Thomas is definitely appreciative of the efforts of local street artists: "It adds to the layers of things we have in the city to look at," she says. And she observes that the Portland Museum of Art held an event earlier this year focused on local graffiti and street artists.
After years of a moderate tolerance to graffiti artists, Portland officials are reconsidering that approach. The city council's Public Safety Committee has proposed increasing the punishments for graffiti artists. That has brought thinly veiled threats from the street-art community of retribution by increased activity.

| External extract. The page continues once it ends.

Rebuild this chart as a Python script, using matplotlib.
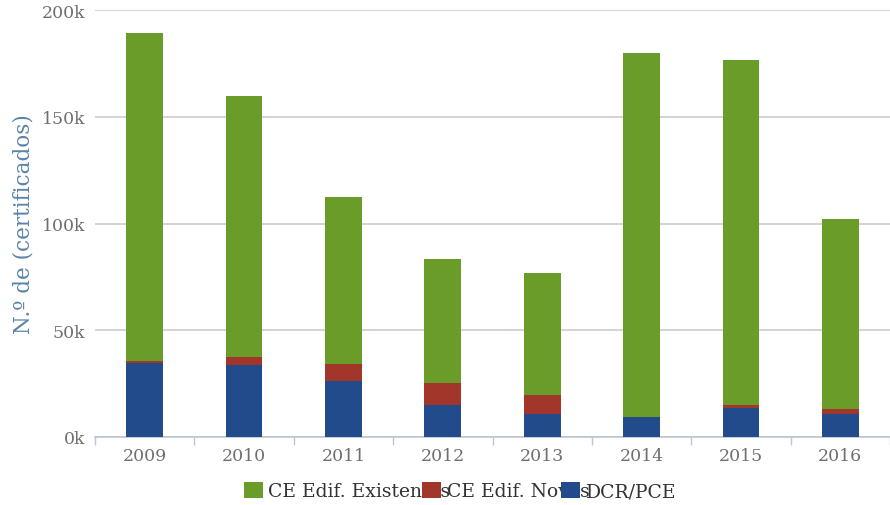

A second controversial element of the proposal would fine property owners who do not clean up if their buildings are tagged. That has led to objections from people who worry that they might be "victimized twice" — once by graffiti, and a second time by the city enforcing the clean-it-up law.
The proposal would also ban the sale of "graffiti tools," such as markers and spray-paint cans, to minors. Aubin Thomas notes that might be missing the point: "All of the graffiti artists and taggers I know are not minors."
While proponents say tagging would be discouraged if it were removed quickly, that's less certain in an art form whose very nature assumes, and even embraces, temporary display.
Eli Cayer suggests that fighting graffiti is best done Montreal-style, where the city hosts international events celebrating street art and "the whole downtown is tattooed, almost, with graffiti."
"I want to live in a city where I see more of the productions" — larger, artistic pieces — he says. "Not everybody does, I can appreciate that, (but) just because you don't like it doesn't mean it doesn't deserve respect."
Cayer cites as an example the new mural at Joe's Smoke Shop on Congress Street as a successful contribution of art to the community that also deters graffiti: "Joe's gets bombed all the time, and it's not going to now."